Breaking News: Medical Doctors exempted from MMDA coding scheme

In our recently-published article, we lined up those who are exempted from the MMDA modified number coding scheme 27. Perhaps the most number of reactions we’ve gotten are from our medical frontlines. Physicians, more specifically. Seeing as they are not among those who are exempted from Coding, a lot of different reactions were to be expected.

Comments ranged from sarcasm to frustration and just plain anger. And with good reason. For those who are in the line of On-Call doctors, they’ll have to have the freedom to travel. The government has just released a statement to clarify and seemingly remedy this problem. You can see the statement below, signed by MMDA Chairman Romando Artes himself.

Coding Exemption Doctors Mmda Memo

Photo: MMDA

Memorandum signed on 4 May 2022

Per the Memo, physicians are and will be exempted from Coding, provided that they can readily be identified as either the driver or the passenger of the flagged-down vehicle. The physician’s Professional Regulatory Commission Identification Card (PRC ID) will have to be presented so whoever is driving will not be issued a citation ticket. This is only for physical apprehensions, of course.

For those who may get caught by the No-Contact Apprehension system of the MMDA, the Memo can be quoted as saying “the appropriate protest shall be filed with the MMDA… where the driver or passenger medical doctor shall prove… that he/she was onboard at the time the vehicle was tagged for UVVRP”.

Exemption confirmed by/on MMDA Official Facebook Messenger

As of this posting, there is no official statement published on their official channels. They did Re-Tweet a local publication’s post, though. So we went ahead and consulted with the Agency’s official FB Messenger account and this is simply what they had to say:

Mmda Coding Exemption Doctors Confirmation

So this solves the debate. Doctors, you are exempted from Coding. But second, this comes with a caveat. You have to either be the one driving or be a passenger in the car at the time of your “apprehension”. But now, this poses more questions.

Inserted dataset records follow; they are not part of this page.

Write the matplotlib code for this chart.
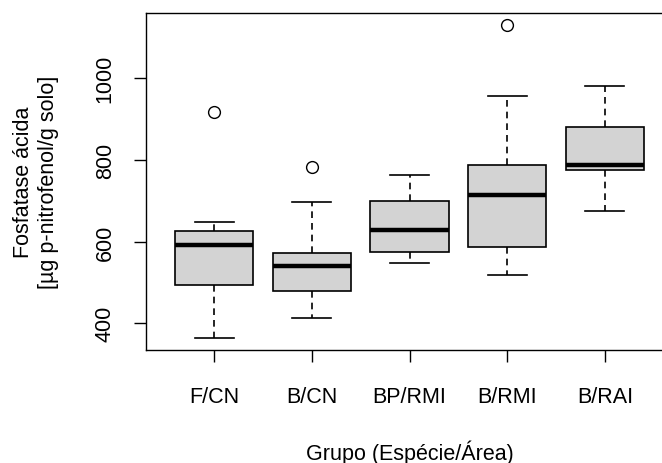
import matplotlib
matplotlib.use("Agg")
import matplotlib.pyplot as plt

plt.rcParams['font.family'] = ['Liberation Sans', 'DejaVu Sans']

# groups and five-number summaries
grupos = ["F/CN", "B/CN", "BP/RMI", "B/RMI", "B/RAI"]
whisker_low = [365, 414, 547, 518, 676]
q1 = [495, 480, 575, 587, 775]
mediana = [592, 540, 629, 714, 787]
q3 = [625, 571, 699, 788, 880]
whisker_high = [649, 696, 762, 957, 982]
outliers = [[918], [782], [], [1130], []]

stats = []
for i, g in enumerate(grupos):
    stats.append(dict(label=g, whislo=whisker_low[i], q1=q1[i], med=mediana[i],
                      q3=q3[i], whishi=whisker_high[i], fliers=outliers[i]))

fig = plt.figure(figsize=(6.62, 4.64), dpi=100)
ax = fig.add_axes([0.2201, 0.2433, 0.797, 0.7274])

ax.bxp(stats, positions=range(1, len(grupos) + 1), widths=0.8, patch_artist=True,
       boxprops=dict(facecolor='#d3d3d3', edgecolor='black', linewidth=1.2),
       medianprops=dict(color='black', linewidth=3.2, solid_capstyle='butt'),
       whiskerprops=dict(color='black', linewidth=1.2, linestyle=(0, (4, 3))),
       capprops=dict(color='black', linewidth=1.2),
       capwidths=0.4,
       flierprops=dict(marker='o', markerfacecolor='none', markeredgecolor='black',
                       markersize=8.5, markeredgewidth=1.0))

# R style ranges: 4% extension
ymin = min(whisker_low)
ymax = max(max(o) if o else 0 for o in outliers)
ext = (ymax - ymin) * 0.04
ax.set_ylim(ymin - ext, ymax + ext)
ax.set_xlim(0.3, 5.7)

ax.set_yticks([400, 600, 800, 1000])
ax.set_yticklabels(["400", "600", "800", "1000"], rotation=90, va='center')
ax.set_xticks(range(1, len(grupos) + 1))
ax.set_xticklabels(grupos)

ax.tick_params(axis='both', labelsize=15.5, length=8.5, width=1.0, direction='out')
ax.tick_params(axis='y', pad=13)
ax.tick_params(axis='x', pad=17)

for s in ax.spines.values():
    s.set_linewidth(1.0)
ax.spines['right'].set_visible(False)

ax.set_xlabel("Grupo (Espécie/Área)", fontsize=15.5, labelpad=24)
ax.set_ylabel("Fosfatase ácida\n[µg p-nitrofenol/g solo]", fontsize=15.5,
              labelpad=26, linespacing=1.25)

fig.savefig("out.png", dpi=100)
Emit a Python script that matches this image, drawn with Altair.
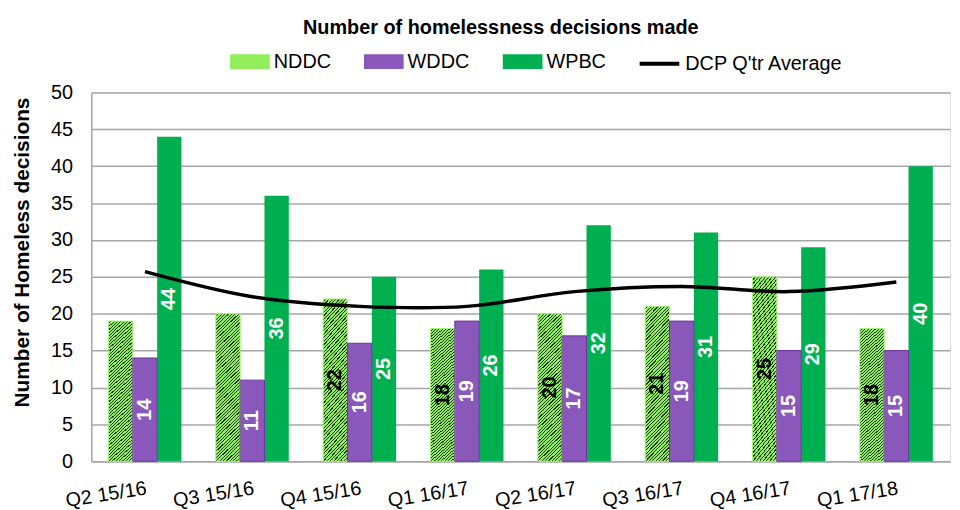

First, about having to go to the MMDA to contest a No-Contact Apprehension. In their busy line of work, this may be seen as an added thing to do. Second, for those who might have to be picked up, of course, they won’t be in their own vehicle yet before they’re fetched. What provisions cover this loophole? Third, what of other healthcare workers such as nurses and medical technologists, among many others? Will the MMDA issue an exemption for them as well?

We’re sure that those granted coding exemptions are very relieved, indeed. But we also hope that the inevitable questions will also be attended to and answered by the MMDA. Those who look out for everyone’s health and wellbeing deserve it.